Rating: 8.8 out of 10
Scott: Scott Walker Sings Songs From His TV Series
For a time in the 1960s, Scott Walker had his own BBC TV series on which he would perform ballads and standards, and studio recordings of the songs he performed were shortly thereafter collected on a full-length album, Scott Walker Sings Songs From His TV Series. In dramatic contrast to the avant garde crooner he was turning into, however, the songs here are mostly schlocky, sometimes tepid easy listening standards that under ordinary circumstances would never make it out of Branson, Missouri. Walker has disowned this material, along with several of his ‘70s albums, and you can’t really blame the guy. Based on what he was capable of writing and performing, TV Series is pretty unremarkable.
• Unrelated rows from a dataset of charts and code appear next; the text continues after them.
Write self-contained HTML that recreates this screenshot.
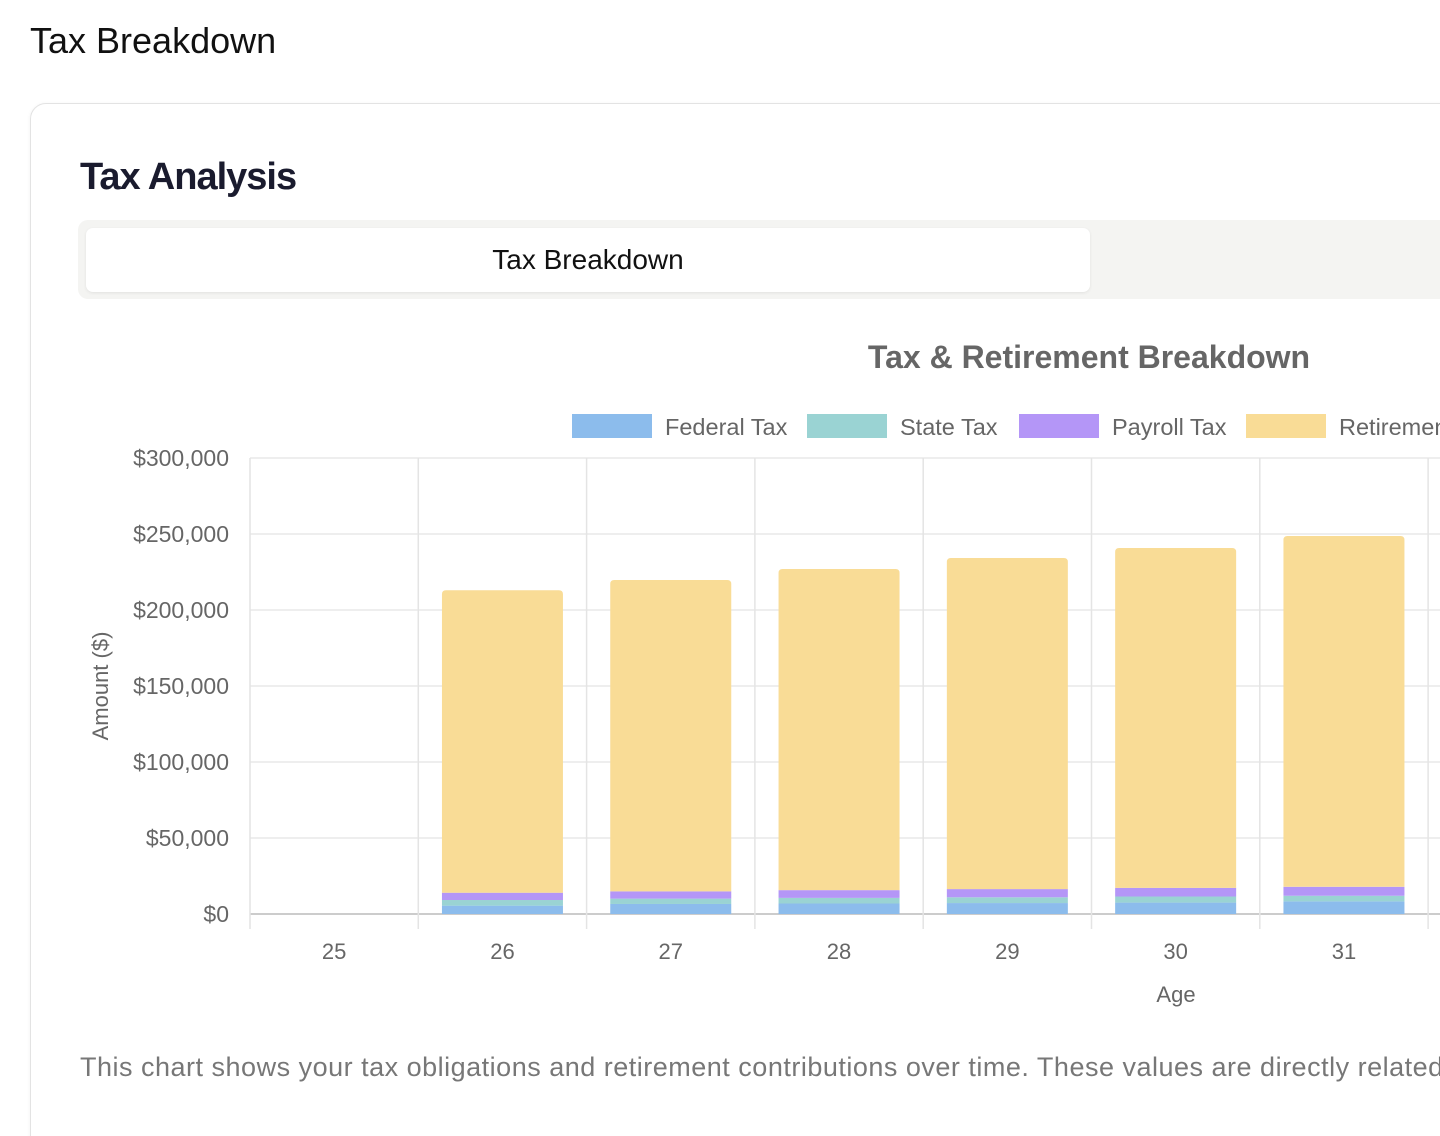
<!DOCTYPE html>
<html><head><meta charset="utf-8">
<style>
html,body{margin:0;padding:0;width:1440px;height:1136px;overflow:hidden;background:#fff;font-family:"Liberation Sans",sans-serif;}
#wrap{position:relative;width:1440px;height:1136px;overflow:hidden;}
.h{position:absolute;left:30px;top:20px;font-size:36px;color:#111;}
.card{position:absolute;left:30px;top:103px;width:1440px;height:1060px;border:1.5px solid #e3e3e3;border-radius:16px;box-shadow:0 1px 4px rgba(0,0,0,0.06);}
.t{position:absolute;left:80px;top:156px;font-size:38px;font-weight:bold;color:#1a1b2e;letter-spacing:-1px;}
.tabs{position:absolute;left:78px;top:220px;width:1400px;height:79px;background:#f4f4f2;border-radius:10px;}
.tab{position:absolute;left:8px;top:8px;width:1004px;height:64px;background:#fff;border-radius:7px;box-shadow:0 1px 3px rgba(0,0,0,0.08);font-size:28px;color:#111;text-align:center;line-height:64px;}
svg{position:absolute;left:0;top:0;}
.foot{position:absolute;left:80px;top:1052px;font-size:27px;letter-spacing:0.5px;color:#777;white-space:nowrap;width:1360px;overflow:hidden;}
</style></head><body>
<div id="wrap">
<div class="h">Tax Breakdown</div>
<div class="card"></div>
<div class="t">Tax Analysis</div>
<div class="tabs"><div class="tab">Tax Breakdown</div></div>
<svg id="chart" width="1440" height="1136"></svg>
<div class="foot">This chart shows your tax obligations and retirement contributions over time. These values are directly related to your income.</div>
</div>
<script>
const categories=[25,26,27,28,29,30,31,32,33,34,35];
const federal=[0,5500,6600,6900,7200,7500,8300,8600,9000,9300,9700];
const stateTax=[0,3700,3500,3700,3800,4000,3700,3900,4000,4100,4200];
const payroll=[0,4800,4800,5100,5400,5700,5900,6100,6300,6500,6700];
const retirement=[0,199000,204800,211300,217800,223600,230800,238000,245000,252000,259000];
const yTicks=[0,50000,100000,150000,200000,250000,300000];
const seriesNames=["Federal Tax","State Tax","Payroll Tax","Retirement Contributions"];
const colors=["#8cbcec","#9ad3d3","#b496f7","#f9dc96"];
const NS="http://www.w3.org/2000/svg";
const svg=document.getElementById('chart');
const L=250,R=250+168.3*categories.length,T=458,B=914,yMax=300000;
const y=v=>B-(v/yMax)*(B-T);
const step=(R-L)/categories.length;
const xc=i=>L+step*(i+0.5);
function mk(tag,attrs,txt){const e=document.createElementNS(NS,tag);for(const k in attrs)e.setAttribute(k,attrs[k]);if(txt!==undefined)e.textContent=txt;svg.appendChild(e);return e;}
const F='"Liberation Sans",sans-serif';
yTicks.forEach(v=>{
 const l=mk('line',{x1:L,x2:R,y1:y(v),y2:y(v),stroke:v===0?'#ccc':'#e4e4e4','stroke-width':v===0?2:1.3});
 
 
 const t=mk('text',{x:229,y:y(v)+8,'text-anchor':'end','font-size':23,fill:'#666','font-family':F},'$'+v.toLocaleString('en-US'));
 
 
});
for(let i=0;i<=categories.length;i++){
 const x=L+step*i;
 const l=mk('line',{x1:x,x2:x,y1:T,y2:B+15,stroke:'#e4e4e4','stroke-width':1.5});
 
 
}
categories.forEach((c,i)=>{
 const t=mk('text',{x:xc(i),y:959,'text-anchor':'middle','font-size':22,fill:'#666','font-family':F},c);
 
 
});
const bw=121;
const series=[federal,stateTax,payroll,retirement];
categories.forEach((c,i)=>{
 let base=0;
 series.forEach((s,k)=>{
  const v=s[i]; if(!v){return;}
  const y0=y(base),y1=y(base+v);
  let el;
  if(k===3){
   const x0=xc(i)-bw/2,r=4;
   el=mk('path',{d:`M${x0},${y0}V${y1+r}Q${x0},${y1} ${x0+r},${y1}H${x0+bw-r}Q${x0+bw},${y1} ${x0+bw},${y1+r}V${y0}Z`,fill:colors[k]});
  } else {
   el=mk('rect',{x:xc(i)-bw/2,y:y1,width:bw,height:y0-y1,fill:colors[k]});
  }
  
  
  base+=v;
 });
});
const tt=mk('text',{x:1089,y:368,'text-anchor':'middle','font-size':32,'font-weight':'bold',fill:'#666','font-family':F},'Tax & Retirement Breakdown');


const yt=mk('text',{x:0,y:0,'text-anchor':'middle','font-size':22,fill:'#666','font-family':F,transform:'translate(108,686) rotate(-90)'},'Amount ($)');


const xt=mk('text',{x:1176,y:1002,'text-anchor':'middle','font-size':22,fill:'#666','font-family':F},'Age');


const lx=[572,807,1019,1246];
seriesNames.forEach((n,k)=>{
 const r=mk('rect',{x:lx[k],y:414,width:80,height:24,fill:colors[k]});
 
 
 const t=mk('text',{x:lx[k]+93,y:435,'font-size':23.5,fill:'#666','font-family':F},n);
 
 
});
</script>
</body></html>
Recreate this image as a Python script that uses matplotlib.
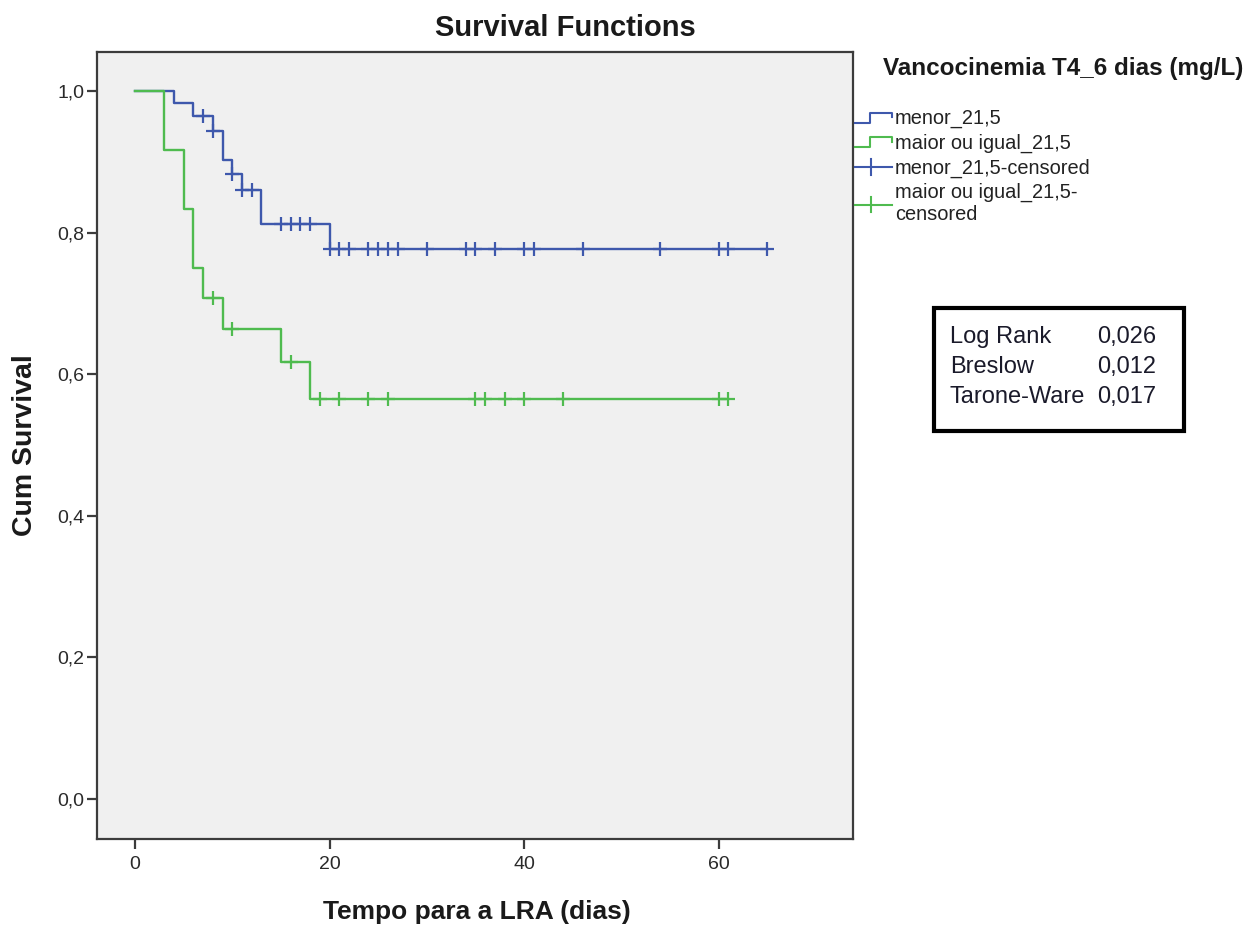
import numpy as np
import matplotlib.pyplot as plt
from matplotlib.lines import Line2D
from matplotlib.patches import Rectangle
from matplotlib.legend_handler import HandlerBase

plt.rcParams['font.family'] = ['Liberation Sans', 'DejaVu Sans']

# Kaplan-Meier steps (event times / survival after the event)
blue_times = [0, 4, 6, 8, 9, 10, 11, 13, 20]
blue_surv = [1.0, 0.983, 0.964, 0.944, 0.903, 0.883, 0.860, 0.812, 0.777]
blue_censored = [7, 8, 10, 11, 12, 15, 16, 17, 18, 20, 21, 22, 24, 25, 26, 27,
                 30, 34, 35, 37, 40, 41, 46, 54, 60, 61, 65]

green_times = [0, 3, 5, 6, 7, 9, 15, 18]
green_surv = [1.0, 0.917, 0.833, 0.750, 0.708, 0.664, 0.617, 0.565]
green_censored = [8, 10, 16, 19, 21, 24, 26, 35, 36, 38, 40, 44, 60, 61]

group_labels = ['menor_21,5', 'maior ou igual_21,5']
censor_labels = ['menor_21,5-censored', 'maior ou igual_21,5-\ncensored']
legend_title = 'Vancocinemia T4_6 dias (mg/L)'

test_names = ['Log Rank', 'Breslow', 'Tarone-Ware']
test_pvalues = ['0,026', '0,012', '0,017']

x_ticks = [0, 20, 40, 60]
y_ticks = [0.0, 0.2, 0.4, 0.6, 0.8, 1.0]

BLUE = '#3e58ac'
GREEN = '#4fbb4f'
AXC = '#3c3c3c'

W, H = 1255, 927
fig = plt.figure(figsize=(W / 100, H / 100), dpi=100)
ax = fig.add_axes([97 / W, 1 - 839 / H, (853 - 97) / W, (839 - 52) / H])
ax.set_facecolor('#f0f0f0')


def km_curve(ax, times, surv, censored, color):
    end = max(max(censored), times[-1])
    ax.step(list(times) + [end], list(surv) + [surv[-1]], where='post',
            color=color, lw=1.7)
    idx = np.searchsorted(times, censored, side='right') - 1
    ax.plot(censored, np.array(surv)[idx], ls='none', marker='+', ms=10,
            mew=1.6, color=color)


km_curve(ax, blue_times, blue_surv, blue_censored, BLUE)
km_curve(ax, green_times, green_surv, green_censored, GREEN)

ax.set_xlim(-3.9, 73.8)
ax.set_ylim(-0.0565, 1.055)
ax.set_xticks(x_ticks)
ax.set_xticklabels([str(v) for v in x_ticks])
ax.set_yticks(y_ticks)
ax.set_yticklabels([f'{v:.1f}'.replace('.', ',') for v in y_ticks])
for s in ax.spines.values():
    s.set_color(AXC)
    s.set_linewidth(1.6)
ax.tick_params(axis='both', direction='out', length=7, width=1.6, color=AXC,
               labelsize=14, labelcolor='#2a2a2a')
ax.tick_params(axis='x', pad=5)
ax.tick_params(axis='y', pad=2)

fig.text(565 / W, 1 - 28 / H, 'Survival Functions', ha='center', va='center',
         fontsize=21, fontweight='bold', color='#1a1a1a')
fig.text(477 / W, 1 - 912 / H, 'Tempo para a LRA (dias)', ha='center',
         va='center', fontsize=19, fontweight='bold', color='#1a1a1a')
fig.text(25 / W, 1 - 445 / H, 'Cum Survival', ha='center', va='center',
         rotation=90, fontsize=20.5, fontweight='bold', color='#1a1a1a')


class StepHandler(HandlerBase):
    def create_artists(self, legend, orig_handle, xdescent, ydescent, width,
                       height, fontsize, trans):
        x0, y0 = -xdescent, -ydescent
        xs = [x0, x0 + 0.4 * width, x0 + 0.4 * width, x0 + width, x0 + width]
        ys = [y0 + 0.1 * height, y0 + 0.1 * height, y0 + 0.8 * height,
              y0 + 0.8 * height, y0 + 0.5 * height]
        ln = Line2D(xs, ys, color=orig_handle.get_color(), lw=1.5,
                    transform=trans)
        return [ln]


class CensorHandler(HandlerBase):
    def create_artists(self, legend, orig_handle, xdescent, ydescent, width,
                       height, fontsize, trans):
        x0, y0 = -xdescent, -ydescent
        yc = y0 + 0.45 * height
        ln = Line2D([x0, x0 + width], [yc, yc], color=orig_handle.get_color(),
                    lw=1.5, transform=trans)
        tk = Line2D([x0 + 0.42 * width] * 2, [yc - 0.55 * height, yc + 0.55 * height],
                    color=orig_handle.get_color(), lw=1.5, transform=trans)
        return [ln, tk]


h_blue = Line2D([], [], color=BLUE)
h_green = Line2D([], [], color=GREEN)
h_blue_c = Line2D([], [], color=BLUE)
h_green_c = Line2D([], [], color=GREEN)
fig.legend([h_blue, h_green, h_blue_c, h_green_c],
           group_labels + censor_labels,
           handler_map={h_blue: StepHandler(), h_green: StepHandler(),
                        h_blue_c: CensorHandler(), h_green_c: CensorHandler()},
           loc='upper left', bbox_to_anchor=(855 / W, 1 - 109 / H),
           frameon=False, borderpad=0, borderaxespad=0, handlelength=1.85,
           handletextpad=0.15, labelspacing=0.27, fontsize=14.4,
           labelcolor='#222222')
fig.text(883 / W, 1 - 68 / H, legend_title, ha='left', va='center',
         fontsize=17.5, fontweight='bold', color='#1a1a1a')

# test statistics box
fig.patches.append(Rectangle((933.5 / W, 1 - 431 / H), (1184 - 933.5) / W,
                             (431 - 307.5) / H, transform=fig.transFigure,
                             facecolor='white', edgecolor='black', lw=3))
for i, (name, pv) in enumerate(zip(test_names, test_pvalues)):
    y = 1 - (337 + 30 * i) / H
    fig.text(950 / W, y, name, ha='left', va='center', fontsize=17,
             color='#1a1a2a')
    fig.text(1156 / W, y, pv, ha='right', va='center', fontsize=17,
             color='#1a1a2a')

fig.savefig('out.png', dpi=100)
But it was just a short diversion; a few months later he’d release one of the greatest albums of his career.
Rating: 5.0 out of 10
Scott Walker closed out the 1960s with one of the strongest records of his career. The first of his records to feature all original material, Scott 4 finds Walker hitting a new stride that, unfortunately, would get derailed fairly shortly thereafter, but a stride nonetheless. Needless to say, it was also his most ambitious album at the time, pushing his songs’ arrangements to even more dramatic and evocative places and incorporating stronger influences from Ennio Morricone (“The Seventh Seal”) and — surprise, surprise! — psychedelic rock (“The Old Man’s Back Again,” “Get Behind Me”). Essentially all of the good ideas that simmered on Walker’s previous albums come to a boiling point here, bubbling over with a tension and immediacy that had never been quite as prevalent. And yet, some of its best moments, like the ornate “Angels of Ashes,” are imbued with an understated grace, juxtaposed against the hard-hitting grooves and Stalin-inspired narrative of “The Old Man’s Back Again (Dedicated to the Neo-Stalinist Regime)”. Without the incorporation of Brel compositions as an anchor, Walker allows himself to take on even bigger ideas and more ambitious directions. Curiously, the album even ends on a country song (“Rhymes of Goodbye”), which, as it turns out, is pretty much a knockout. This is Walker artistically spreading his wings and soaring majestically, the awe-inspiring result of which leaving a massive impression on the likes of David Bowie, Pulp, Tindersticks and pretty much most British music of note to be released in the ‘80s and ‘90s. Commercially, however, it was (at first, anyhow) less successful than its predecessors, which likely says something about the combination of a built-in audience with tastes that skewed too conservative, and an entirely separate audience of rock listeners for whom Walker seemed too much of an outsider. We know better now.